The stranded asset risk is related but distinct. If climate policy accelerates — carbon pricing, fossil fuel regulations, transition mandates — assets valued on the assumption of continued fossil fuel use become worth significantly less. The Financial Stability Board's Task Force on Climate-related Financial Disclosures (TCFD) was established precisely to bring this risk into financial markets in a systematic way, enabling investors to price transition risk into asset valuations. The transition risk and the physical risk (from climate events) are both now in the range of values that can affect systemic financial stability — which is why central banks have begun developing climate stress tests for financial institutions.

What Honest Planning Looks Like

The insurance industry's implicit planning methodology is: assess the probability distribution of losses, including tail risks; price that distribution accurately; hold adequate reserves; and withdraw from markets where accurate pricing exceeds what markets or regulations will bear. Governments need something analogous: systematic assessment of climate risk across public assets and public obligations, incorporation of that assessment into long-run budget projections, use of the risk signal to drive land use and infrastructure decisions, and political willingness to price public risk at levels that reflect actual probabilities.

This requires making uncomfortable decisions. Telling coastal communities that their homes are uninsurable and that public infrastructure investment will be withdrawn from their areas within a planning horizon. Telling agricultural communities that they need to transition to drought-tolerant crops or face crop insurance withdrawal. Telling cities on flood plains that future development will not be publicly backed. These decisions create losers in the near term and distribute those losses onto constituencies with political power.

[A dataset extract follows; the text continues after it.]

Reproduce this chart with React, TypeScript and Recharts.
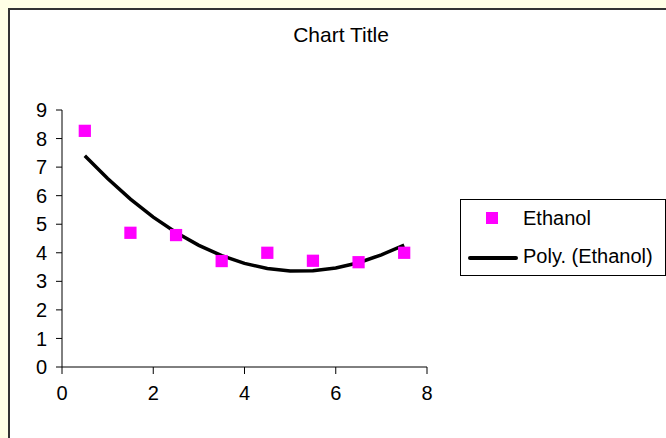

The insurance industry makes these decisions through price signals rather than political authority, which is why the signals work but are resisted politically and why government backstops are created to blunt them. A planning framework that uses the insurance signal — that takes actuarial data as the most accurate available assessment of where climate risk has already materialized — and builds policy around it, is working from the best available information. Governments that ignore this data are not making uninformed decisions. They are making politically motivated decisions to defer the recognition of risk that the actuarial system has already priced. The deferral does not reduce the risk. It transfers it to future budgets, future governments, and future populations who will pay for it without having made the decision that created it.